Last year, student government and other groups lobbied the Board of Trustees to shut down the Kenan-Flagler Business School’s proposal to impose additional fees for business school majors and minors.
Last year, student government found that 70 percent of the 223 students interviewed about the fee were opposed to the increase. In contrast, the Business School spoke with only 9 students and found that 8 were in favor of the fee.
Last year, this editorial board published multiple pieces stating that this fee was in conflict with our University’s values.
Despite these efforts, we’re back where we started — in a proposal shockingly similar to last year’s, the Business School is asking that majors pay $2,000 a year and minors pay $1,000 per year in order to increase undergraduate enrollment by 50 percent.
One of their major justifications for this fee is that students who graduate from the Business School have high starting salaries and thus can afford the fee. Representatives of the Business School have told The Daily Tar Heel that students on financial aid will not be impacted by the fee.
In October of 2017, the Student Fee Audit Committee (SFAC) unanimously opposed the fee, citing concerns about the ability of middle class students to pay the fee and the prohibitive nature of the fee.

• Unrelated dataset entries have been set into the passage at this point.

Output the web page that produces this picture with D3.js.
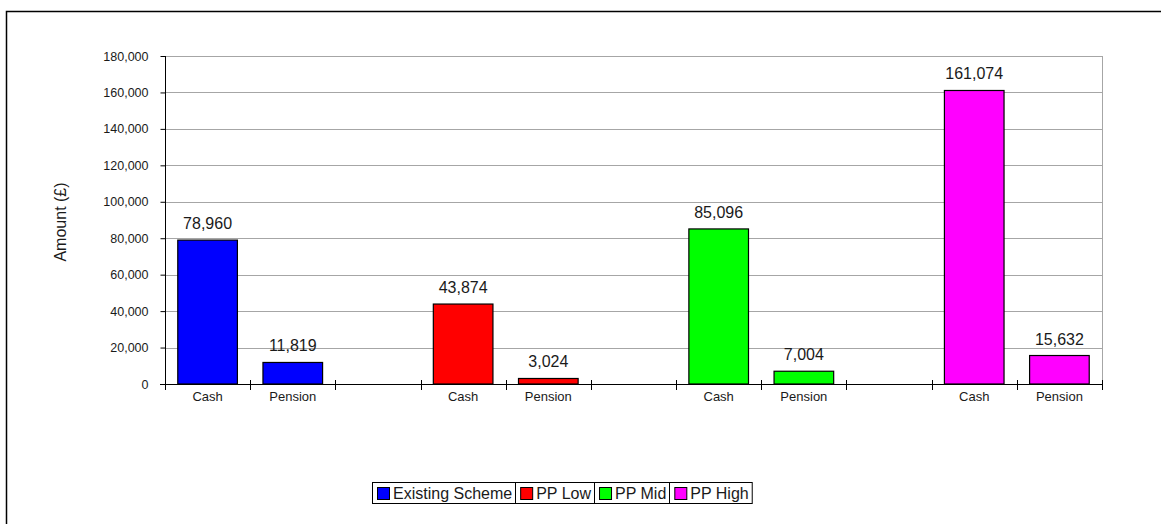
<!DOCTYPE html>
<html>
<head>
<meta charset="utf-8">
<script src="https://cdn.jsdelivr.net/npm/d3@7"></script>
<style>
  html, body { margin: 0; padding: 0; background: #fff; }
  svg { display: block; font-family: "Liberation Sans", Arial, sans-serif; }
</style>
</head>
<body>
<svg id="chart" width="1161" height="524"></svg>
<script>
// Pension options: cash lump sum vs annual pension
const seriesNames = ["Existing Scheme", "PP Low", "PP Mid", "PP High"];
const seriesColors = ["#0000ff", "#ff0000", "#00ff00", "#ff00ff"];
const itemLabels = ["Cash", "Pension"];
const existingScheme = [78960, 11819];
const ppLow = [43874, 3024];
const ppMid = [85096, 7004];
const ppHigh = [161074, 15632];
const yTicks = [0, 20000, 40000, 60000, 80000, 100000, 120000, 140000, 160000, 180000];

const seriesValues = [existingScheme, ppLow, ppMid, ppHigh];

// Slots along the x axis: Cash, Pension, spacer for each series (no spacer after the last)
const slots = [];
seriesValues.forEach((vals, si) => {
  vals.forEach((v, i) => slots.push({ key: si + "-" + i, label: itemLabels[i], value: v, series: si }));
  if (si < seriesValues.length - 1) slots.push({ key: "gap-" + si, label: "", value: null, series: si });
});

const svg = d3.select("#chart");
const plotL = 165, plotR = 1102, plotT = 56, plotB = 384;

// outer frame
svg.append("rect").attr("x", 6.5).attr("y", 11.5).attr("width", 1170).attr("height", 540)
  .attr("fill", "none").attr("stroke", "#000").attr("stroke-width", 1.5);

const x = d3.scaleBand().domain(slots.map(d => d.key)).range([plotL, plotR]).paddingInner(0).paddingOuter(0);
const y = d3.scaleLinear().domain([0, 180000]).range([plotB, plotT]);

// gridlines
svg.append("g").selectAll("line").data(yTicks.filter(t => t > 0)).join("line")
  .attr("x1", plotL).attr("x2", plotR)
  .attr("y1", d => Math.round(y(d)) + 0.5).attr("y2", d => Math.round(y(d)) + 0.5)
  .attr("stroke", "#a6a6a6").attr("stroke-width", 1);
// right edge of plot
svg.append("line").attr("x1", plotR + 0.5).attr("x2", plotR + 0.5).attr("y1", plotT).attr("y2", plotB)
  .attr("stroke", "#a6a6a6");

// bars
const bw = x.bandwidth() * 0.7;
svg.append("g").selectAll("rect").data(slots.filter(d => d.value !== null)).join("rect")
  .attr("x", d => x(d.key) + (x.bandwidth() - bw) / 2)
  .attr("y", d => y(d.value))
  .attr("width", bw)
  .attr("height", d => y(0) - y(d.value))
  .attr("fill", d => seriesColors[d.series])
  .attr("stroke", "#000").attr("stroke-width", 1.2);

// value labels
svg.append("g").selectAll("text").data(slots.filter(d => d.value !== null)).join("text")
  .attr("x", d => x(d.key) + x.bandwidth() / 2)
  .attr("y", d => y(d.value) - 11)
  .attr("text-anchor", "middle")
  .attr("font-size", 16).attr("fill", "#1a1a1a")
  .text(d => d3.format(",")(d.value));

// y axis
const yAxis = d3.axisLeft(y).tickValues(yTicks).tickFormat(d3.format(",")).tickSize(5).tickPadding(12);
const ya = svg.append("g").attr("transform", `translate(${plotL + 0.5},0)`).call(yAxis);
ya.select(".domain").attr("stroke", "#000").attr("d", `M0,${plotT}V${plotB}`);
ya.selectAll(".tick line").attr("stroke", "#000");
ya.selectAll(".tick text").attr("font-size", 12.5).attr("fill", "#1a1a1a")
  .attr("font-family", "Liberation Sans, Arial, sans-serif");

// x axis: baseline with boundary ticks between slots
svg.append("line").attr("x1", plotL - 5).attr("x2", plotR).attr("y1", plotB + 0.5).attr("y2", plotB + 0.5)
  .attr("stroke", "#000");
const bounds = slots.map(d => x(d.key)).concat([plotR]);
svg.append("g").selectAll("line").data(bounds).join("line")
  .attr("x1", d => Math.round(d) + 0.5).attr("x2", d => Math.round(d) + 0.5)
  .attr("y1", plotB - 4).attr("y2", plotB + 6)
  .attr("stroke", "#000");
svg.append("g").selectAll("text").data(slots.filter(d => d.label)).join("text")
  .attr("x", d => x(d.key) + x.bandwidth() / 2)
  .attr("y", plotB + 17)
  .attr("text-anchor", "middle").attr("font-size", 13).attr("fill", "#1a1a1a")
  .text(d => d.label);

// axis title
svg.append("text").attr("transform", "translate(66,222) rotate(-90)")
  .attr("text-anchor", "middle").attr("font-size", 16).attr("fill", "#1a1a1a")
  .text("Amount (£)");

// legend
const legend = svg.append("g");
const lx0 = 372, ly = 482, lh = 21;
let cx = lx0;
const entryBounds = [];
seriesNames.forEach((name, i) => {
  const g = legend.append("g");
  g.append("rect").attr("x", cx + 5.5).attr("y", ly + 5.5).attr("width", 12).attr("height", 12)
    .attr("fill", seriesColors[i]).attr("stroke", "#000").attr("stroke-width", 1);
  const t = g.append("text").attr("x", cx + 21).attr("y", ly + 17)
    .attr("font-size", 16).attr("fill", "#1a1a1a").text(name);
  const w = t.node().getComputedTextLength();
  const next = cx + 21 + w + 3;
  entryBounds.push(next);
  cx = next;
});
legend.append("rect").attr("x", lx0 + 0.5).attr("y", ly + 0.5).attr("width", cx - lx0).attr("height", lh)
  .attr("fill", "none").attr("stroke", "#000").attr("stroke-width", 1);
legend.selectAll("line.sep").data(entryBounds.slice(0, -1)).join("line")
  .attr("x1", d => Math.round(d) + 0.5).attr("x2", d => Math.round(d) + 0.5)
  .attr("y1", ly).attr("y2", ly + lh).attr("stroke", "#000");
</script>
</body>
</html>
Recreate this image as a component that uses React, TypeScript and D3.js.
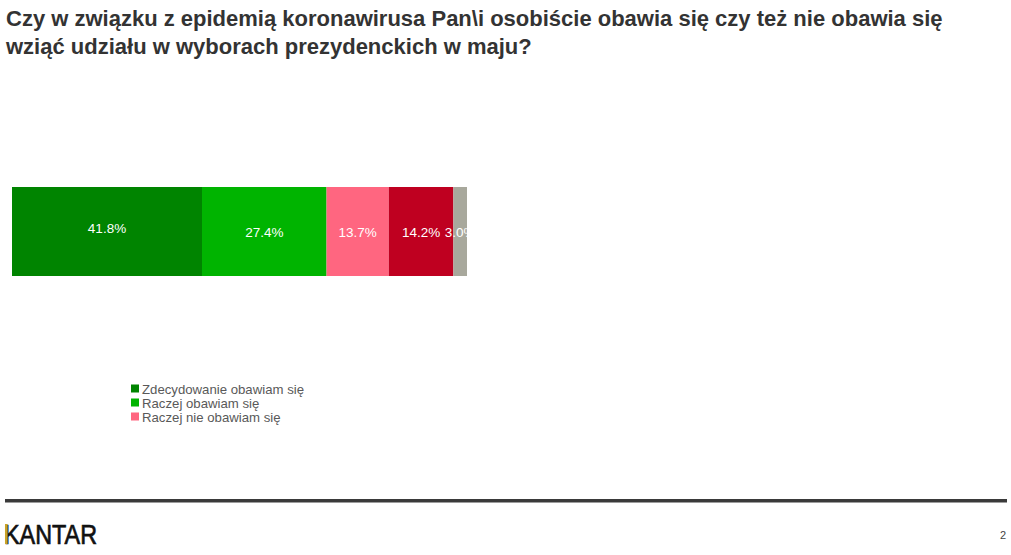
import { useEffect, useRef } from 'react';
import * as d3 from 'd3';

const titleLines = [
  'Czy w związku z epidemią koronawirusa Pan\\i osobiście obawia się czy też nie obawia się',
  'wziąć udziału w wyborach prezydenckich w maju?',
];
const categories = [
  'Zdecydowanie obawiam się',
  'Raczej obawiam się',
  'Raczej nie obawiam się',
  'Zdecydowanie nie obawiam się',
  'Trudno powiedzieć',
];
const values = [41.8, 27.4, 13.7, 14.2, 3.0];
const colors = ['#008400', '#00b400', '#ff6680', '#bf0020', '#a8a89c'];
const legendShown = 3;

export default function App() {
  const svgRef = useRef<SVGSVGElement>(null);

  useEffect(() => {
    document.body.style.margin = '0';
    if (!svgRef.current) return;
    const svg = d3.select(svgRef.current);
    svg.selectAll('*').remove();

    const W = 1011;
    const font = 'Liberation Sans, Arial, sans-serif';

    // title
    const title = svg.append('text')
      .attr('font-family', font)
      .attr('font-weight', 'bold')
      .attr('font-size', 22)
      .attr('fill', '#333333');
    titleLines.forEach((line, i) => {
      title.append('tspan').attr('x', 6).attr('y', 26 + i * 27.5).text(line);
    });

    // stacked bar
    const total = d3.sum(values);
    const x = d3.scaleLinear().domain([0, total]).range([12, 467]);
    const barTop = 187;
    const barH = 89;
    let acc = 0;
    const segs = values.map((v, i) => {
      const s = { start: acc, end: acc + v, v, i };
      acc += v;
      return s;
    });

    const g = svg.append('g');
    g.selectAll('rect.seg')
      .data(segs)
      .enter().append('rect')
      .attr('class', 'seg')
      .attr('x', d => x(d.start))
      .attr('y', barTop)
      .attr('width', d => x(d.end) - x(d.start))
      .attr('height', barH)
      .attr('fill', d => colors[d.i]);

    // clip the last label like in the original
    const clip = svg.append('clipPath').attr('id', 'barclip');
    clip.append('rect').attr('x', 12).attr('y', barTop).attr('width', x(total) - 12).attr('height', barH);

    g.selectAll('text.lbl')
      .data(segs)
      .enter().append('text')
      .attr('class', 'lbl')
      .attr('x', d => (x(d.start) + x(d.end)) / 2)
      .attr('y', (d) => barTop + barH / 2 + (d.i === 0 ? 1.5 : 5.5))
      .attr('text-anchor', 'middle')
      .attr('font-family', font)
      .attr('font-size', 13.5)
      .attr('fill', '#ffffff')
      .attr('clip-path', 'url(#barclip)')
      .text(d => d.v.toFixed(1) + '%');

    // legend
    const legend = svg.append('g');
    categories.slice(0, legendShown).forEach((c, i) => {
      const y = 390 + i * 14;
      legend.append('rect')
        .attr('x', 131).attr('y', y - 5.5).attr('width', 8).attr('height', 8)
        .attr('fill', colors[i]);
      legend.append('text')
        .attr('x', 142).attr('y', y + 3.5)
        .attr('font-family', font)
        .attr('font-size', 13.2)
        .attr('fill', '#595959')
        .text(c);
    });

    // footer
    svg.append('rect')
      .attr('x', 5).attr('y', 499).attr('width', W - 9).attr('height', 3.5)
      .attr('fill', '#3a3a3a');

    svg.append('text')
      .attr('x', 4).attr('y', 544)
      .attr('font-family', font)
      .attr('font-size', 28)
      .attr('textLength', 93)
      .attr('lengthAdjust', 'spacingAndGlyphs')
      .attr('fill', '#111111')
      .attr('stroke', '#111111')
      .attr('stroke-width', 0.7)
      .text('KANTAR');
    svg.append('rect')
      .attr('x', 5).attr('y', 524).attr('width', 2.6).attr('height', 20)
      .attr('fill', '#c9a227');

    svg.append('text')
      .attr('x', 1006).attr('y', 539)
      .attr('text-anchor', 'end')
      .attr('font-family', font)
      .attr('font-size', 11)
      .attr('fill', '#444444')
      .text('2');
  }, []);

  return <svg ref={svgRef} width={1011} height={555} style={{ display: 'block', background: '#fff' }} />;
}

In solidarity with these students, this board is running an updated version of the exact editorial we ran last year. We are lobbying students, faculty, staff and the Board of Trustees to put a stop to this fee, once and for all. The Business School should seek other sources of funding.
Affordability and equity are hallmark values of our University. These values are even cemented in Article 9 of North Carolina’s constitution, which reads: “public institutions of higher education, as far as practicable, (shall) be extended to the people of the State free of expense.”
We invoke these values now because of a proposal from the University’s Business School to charge undergraduates an effective tuition raise.